Dunkirk, or Dunkerque, the most northerly seaport of France, on the Strait of Dover, in the dep. of Nord, 189 miles N. of Paris by rail, and 67 W. of Ghent. It is a very strong place, as well from recent fortification works, as from the ease with which the surrounding country can all be laid under water. As a seaport, both naval and mercantile, it is also a place of much consequence; and great harbour-works have been carried out under the law of 1879, which authorised an expenditure of 2,000,000. The town itself is well built and cleanly, Flemish rather than French; its principal features, the Gothic church of St Eloi, the fine detached belfry (196 feet), and the statue of Jean Barth. Dunkirk has manufactures of linen, leather, cotton, soap, beet-root sugar, etc.; also metal-foundries, salt-refineries, great snipbuilding-yards, and cod and herring fisheries.
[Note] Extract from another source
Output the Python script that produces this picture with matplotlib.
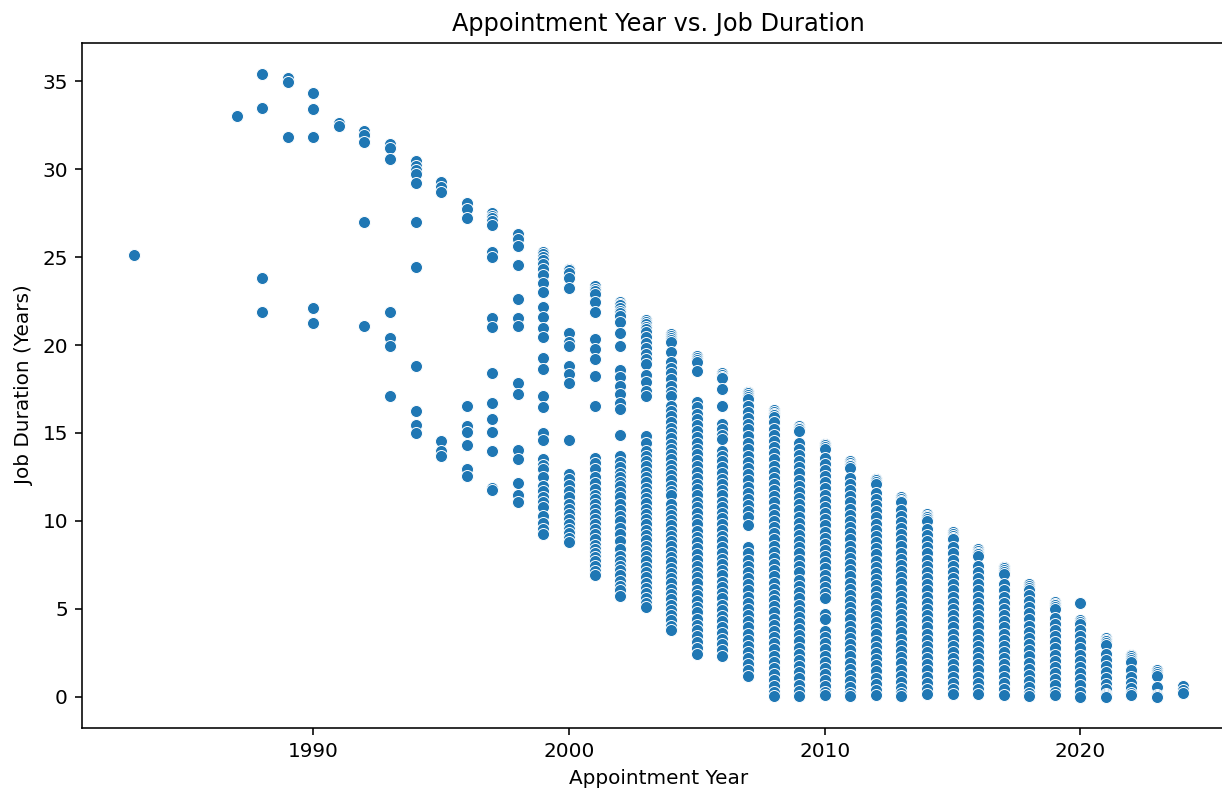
import matplotlib
matplotlib.use("Agg")
import matplotlib.pyplot as plt
import seaborn as sns
import pandas as pd

# job duration (years) for each appointment year
d1983 = [25.1]
d1987 = [33.0]
d1988 = [35.4, 33.5, 23.8, 21.9]
d1989 = [35.2, 34.95, 31.8]
d1990 = [34.35, 33.4, 31.8, 22.1, 21.25]
d1991 = [32.6, 32.45]
d1992 = [32.15, 31.95, 31.55, 27.0, 21.1]
d1993 = [31.45, 31.2, 30.55, 21.85, 20.4, 19.95, 17.1]
d1994 = [30.45, 30.2, 29.95, 29.7, 29.2, 27.0, 24.45, 18.8, 16.25, 15.45, 15.0]
d1995 = [29.25, 29.0, 28.7, 14.55, 13.95, 13.7]
d1996 = [28.05, 27.75, 27.25, 16.55, 15.4, 15.05, 14.3, 12.95, 12.55]
d1997 = [27.5, 27.35, 27.2, 27.05, 26.8, 25.3, 25.0, 21.55, 21.0, 18.4, 16.7,
         15.8, 15.05, 13.95, 11.9, 11.75]
d1998 = [26.3, 26.0, 25.65, 24.55, 22.6, 21.55, 21.1, 17.85, 17.2, 14.05, 13.5,
         12.15, 11.5, 11.05]
d1999 = [25.3, 25.15, 25.0, 24.85, 24.6, 24.3, 24.0, 23.5, 23.0, 22.15, 21.6,
         20.95, 20.45, 19.25, 18.65, 17.1, 16.45, 15.0, 14.6, 13.5, 13.2, 12.95,
         12.5, 12.0, 11.7, 11.35, 11.05, 10.8, 10.3, 9.9, 9.55, 9.25]
d2000 = [24.35, 24.25, 24.1, 23.8, 23.25, 20.7, 20.2, 19.95, 18.8, 18.35, 17.85,
         14.6, 12.65, 12.4, 12.05, 11.7, 11.35, 10.95, 10.7, 10.4, 10.1, 9.8,
         9.55, 9.3, 9.05, 8.8]
d2001 = [23.35, 23.2, 23.05, 22.9, 22.45, 21.85, 20.35, 19.8, 19.2, 18.25, 16.55,
         13.6, 13.3, 12.95, 12.5, 12.15, 11.8, 11.5, 11.25, 10.95, 10.7, 10.4,
         10.1, 9.8, 9.55, 9.25, 8.95, 8.65, 8.4, 8.15, 7.95, 7.7, 7.45, 7.15, 6.9]
d2002 = [22.45, 22.35, 22.25, 22.1, 21.95, 21.8, 21.65, 21.3, 20.7, 19.95, 18.6,
         18.2, 17.7, 17.2, 16.7, 16.35, 14.9, 13.7, 13.35, 13.05, 12.75, 12.5,
         12.2, 12.0, 11.65, 11.35, 10.95, 10.6, 10.3, 10.0, 9.6, 9.25, 8.85, 8.4,
         8.0, 7.75, 7.45, 7.2, 6.9, 6.6, 6.3, 6.05, 5.75]
d2003 = [21.4, 21.3, 21.2, 21.05, 20.9, 20.75, 20.45, 20.1, 19.85, 19.5, 19.2,
         18.9, 18.3, 17.9, 17.4, 17.1, 14.85, 14.45, 14.0, 13.7, 13.4, 13.1,
         12.8, 12.5, 12.2, 11.9, 11.6, 11.3, 11.0, 10.7, 10.4, 10.1, 9.8, 9.5,
         9.2, 8.9, 8.6, 8.3, 8.0, 7.7, 7.4, 7.1, 6.8, 6.5, 6.2, 5.9, 5.6, 5.35, 5.1]
d2004 = [20.6, 20.5, 20.4, 20.3, 20.15, 19.6, 19.05, 18.7, 18.4, 18.05, 17.7,
         17.35, 17.1, 16.55, 16.25, 15.95, 15.6, 15.3, 15.0, 14.7, 14.4, 14.1,
         13.8, 13.5, 13.2, 12.9, 12.6, 12.3, 12.0, 11.7, 11.45, 10.95, 10.65,
         10.35, 10.05, 9.75, 9.45, 9.15, 8.85, 8.55, 8.25, 7.95, 7.65, 7.35, 7.05,
         6.75, 6.45, 6.15, 5.85, 5.55, 5.25, 4.95, 4.65, 4.35, 4.05, 3.8]
d2005 = [19.35, 19.25, 19.15, 19.05, 18.5, 16.75, 16.45, 16.1, 15.8, 15.45, 15.1,
         14.8, 14.45, 14.1, 13.8, 13.45, 13.1, 12.8, 12.45, 12.1, 11.8, 11.45,
         11.1, 10.8, 10.45, 10.1, 9.8, 9.45, 9.1, 8.8, 8.45, 8.1, 7.8, 7.45, 7.1,
         6.8, 6.45, 6.1, 5.8, 5.45, 5.1, 4.8, 4.45, 4.1, 3.8, 3.45, 3.1, 2.8, 2.45]
d2006 = [18.4, 18.3, 18.2, 18.1, 17.5, 16.55, 15.5, 15.2, 14.9, 14.65, 14.0, 13.7,
         13.4, 13.05, 12.75, 12.4, 12.1, 11.75, 11.45, 11.1, 10.8, 10.45, 10.15,
         9.8, 9.5, 9.15, 8.85, 8.5, 8.2, 7.85, 7.55, 7.2, 6.9, 6.55, 6.25, 5.9,
         5.6, 5.25, 4.95, 4.6, 4.3, 3.95, 3.65, 3.3, 3.0, 2.65, 2.3]
d2007 = [17.35, 17.25, 17.15, 17.05, 16.95, 16.55, 16.2, 15.85, 15.5, 15.2, 14.85,
         14.45, 14.1, 13.7, 13.35, 13.0, 12.65, 12.3, 11.95, 11.6, 11.25, 10.9,
         10.55, 10.2, 9.75, 8.5, 8.15, 7.8, 7.45, 7.1, 6.75, 6.4, 6.05, 5.7, 5.35,
         5.0, 4.65, 4.3, 3.95, 3.6, 3.25, 2.9, 2.55, 2.2, 1.85, 1.5, 1.2]
d2008 = [16.3, 16.2, 16.1, 16.0, 15.9, 15.6, 15.25, 14.9, 14.55, 14.2, 13.85, 13.5,
         13.15, 12.8, 12.45, 12.1, 11.75, 11.4, 11.05, 10.7, 10.35, 10.0, 9.65,
         9.3, 8.95, 8.6, 8.25, 7.9, 7.55, 7.2, 6.85, 6.5, 6.15, 5.8, 5.5, 5.15,
         4.8, 4.45, 4.1, 3.75, 3.4, 3.05, 2.7, 2.35, 2.0, 1.65, 1.3, 0.95, 0.6,
         0.3, 0.05]
d2009 = [15.4, 15.3, 15.2, 15.1, 14.45, 14.1, 13.75, 13.4, 13.05, 12.7, 12.35,
         12.0, 11.65, 11.3, 10.95, 10.6, 10.25, 9.9, 9.55, 9.2, 8.85, 8.5, 8.15,
         7.8, 7.45, 7.1, 6.65, 6.3, 5.95, 5.6, 5.25, 4.9, 4.55, 4.2, 3.85, 3.5,
         3.15, 2.8, 2.45, 2.1, 1.75, 1.4, 1.05, 0.7, 0.35, 0.05]
d2010 = [14.4, 14.3, 14.2, 14.1, 13.6, 13.25, 12.9, 12.55, 12.2, 11.85, 11.5,
         11.15, 10.8, 10.45, 10.1, 9.75, 9.4, 9.05, 8.7, 8.35, 8.0, 7.65, 7.3,
         6.95, 6.6, 6.25, 5.9, 5.6, 4.7, 4.4, 3.75, 3.4, 3.05, 2.7, 2.35, 2.0,
         1.65, 1.3, 0.95, 0.6, 0.25, 0.1]
d2011 = [13.4, 13.3, 13.2, 13.1, 13.0, 12.45, 12.1, 11.75, 11.4, 11.05, 10.7,
         10.35, 10.0, 9.65, 9.3, 8.95, 8.6, 8.25, 7.9, 7.55, 7.2, 6.85, 6.5, 6.15,
         5.8, 5.45, 5.1, 4.75, 4.4, 4.05, 3.7, 3.35, 3.0, 2.65, 2.3, 1.95, 1.6,
         1.25, 0.9, 0.55, 0.2, 0.05]
d2012 = [12.4, 12.3, 12.2, 12.1, 11.6, 11.25, 10.9, 10.55, 10.2, 9.85, 9.5, 9.15,
         8.8, 8.45, 8.1, 7.75, 7.4, 7.05, 6.7, 6.35, 6.0, 5.65, 5.3, 4.95, 4.6,
         4.25, 3.9, 3.55, 3.2, 2.85, 2.5, 2.15, 1.8, 1.45, 1.1, 0.75, 0.4, 0.1]
d2013 = [11.35, 11.25, 11.15, 11.05, 10.65, 10.3, 9.95, 9.6, 9.25, 8.9, 8.55, 8.2,
         7.85, 7.5, 7.15, 6.8, 6.45, 6.1, 5.75, 5.4, 5.05, 4.7, 4.35, 4.0, 3.7,
         3.3, 2.95, 2.6, 2.25, 1.9, 1.55, 1.2, 0.85, 0.5, 0.2, 0.05]
d2014 = [10.4, 10.3, 10.2, 10.1, 10.0, 9.55, 9.2, 8.85, 8.5, 8.15, 7.8, 7.45, 7.1,
         6.75, 6.4, 6.05, 5.7, 5.35, 5.0, 4.65, 4.3, 3.95, 3.6, 3.25, 2.9, 2.55,
         2.2, 1.85, 1.5, 1.15, 0.8, 0.45, 0.15]
d2015 = [9.35, 9.25, 9.15, 9.05, 8.95, 8.5, 8.15, 7.8, 7.45, 7.1, 6.75, 6.4, 6.05,
         5.7, 5.35, 5.0, 4.65, 4.3, 3.95, 3.6, 3.25, 2.9, 2.55, 2.2, 1.85, 1.5,
         1.15, 0.8, 0.45, 0.15]
d2016 = [8.4, 8.3, 8.2, 8.1, 8.0, 7.45, 7.1, 6.75, 6.4, 6.05, 5.7, 5.35, 5.0, 4.65,
         4.3, 3.95, 3.6, 3.25, 2.9, 2.55, 2.2, 1.85, 1.5, 1.15, 0.8, 0.45, 0.15]
d2017 = [7.4, 7.3, 7.2, 7.1, 7.0, 6.4, 6.05, 5.7, 5.35, 5.0, 4.65, 4.3, 3.95, 3.6,
         3.25, 2.9, 2.55, 2.2, 1.85, 1.5, 1.15, 0.8, 0.45, 0.1]
d2018 = [6.4, 6.3, 6.2, 6.1, 5.8, 5.45, 5.1, 4.75, 4.4, 4.05, 3.7, 3.35, 3.0, 2.65,
         2.3, 1.95, 1.6, 1.25, 0.9, 0.55, 0.2, 0.05]
d2019 = [5.4, 5.3, 5.2, 5.1, 5.0, 4.5, 4.15, 3.8, 3.45, 3.1, 2.75, 2.4, 2.05, 1.7,
         1.35, 1.0, 0.65, 0.3, 0.1]
d2020 = [5.35, 4.35, 4.25, 4.15, 3.8, 3.45, 3.1, 2.75, 2.4, 2.05, 1.7, 1.35, 1.0,
         0.65, 0.3, 0.0]
d2021 = [3.35, 3.25, 3.15, 3.05, 2.95, 2.45, 2.1, 1.75, 1.4, 1.05, 0.75, 0.45,
         0.15, 0.1, 0.05, 0.0]
d2022 = [2.4, 2.3, 2.2, 2.1, 2.0, 1.5, 1.15, 0.8, 0.5, 0.2, 0.1]
d2023 = [1.5, 1.4, 1.3, 1.2, 0.55, 0.1, 0.05, 0.0]
d2024 = [0.6, 0.4, 0.2]

years = [1983, 1987, 1988, 1989, 1990, 1991, 1992, 1993, 1994, 1995, 1996, 1997,
         1998, 1999, 2000, 2001, 2002, 2003, 2004, 2005, 2006, 2007, 2008, 2009,
         2010, 2011, 2012, 2013, 2014, 2015, 2016, 2017, 2018, 2019, 2020, 2021,
         2022, 2023, 2024]
durations = [d1983, d1987, d1988, d1989, d1990, d1991, d1992, d1993, d1994, d1995,
             d1996, d1997, d1998, d1999, d2000, d2001, d2002, d2003, d2004, d2005,
             d2006, d2007, d2008, d2009, d2010, d2011, d2012, d2013, d2014, d2015,
             d2016, d2017, d2018, d2019, d2020, d2021, d2022, d2023, d2024]

rows = []
for yr, vals in zip(years, durations):
    for v in vals:
        rows.append((yr, v))
df = pd.DataFrame(rows, columns=["Appointment Year", "Job Duration (Years)"])

fig = plt.figure(figsize=(1222 / 144, 795 / 144), dpi=144)
ax = fig.add_axes([82 / 1222, 67 / 795, (1235 - 82) / 1222, (728 - 43) / 795])

sns.scatterplot(data=df, x="Appointment Year", y="Job Duration (Years)", ax=ax)
ax.set_title("Appointment Year vs. Job Duration")

fig.savefig("out.png", dpi=144)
Since becoming a free port in 1826, it has also carried on a good trade in wine and liqueurs. Pop. (1872) 34,342; (1901) 40,329. Dunkirk is said to owe its origin to the church built by St Eloi in the 7th century, in the midst of the dreary sand-hills or dunes, and hence its name, ' Church of the Dunes.' It was burned by the English in 1388, taken by Cromwell in 1658, but sold to Louis XIV. by Charles II. for 5,000,000 francs in 1662.

Dunkirk

Dunkirk, a port of New York, on Lake Erie, 40 miles SW. of Buffalo by rail, with a good harbour and a busy lake traffic. Pop. 11,620.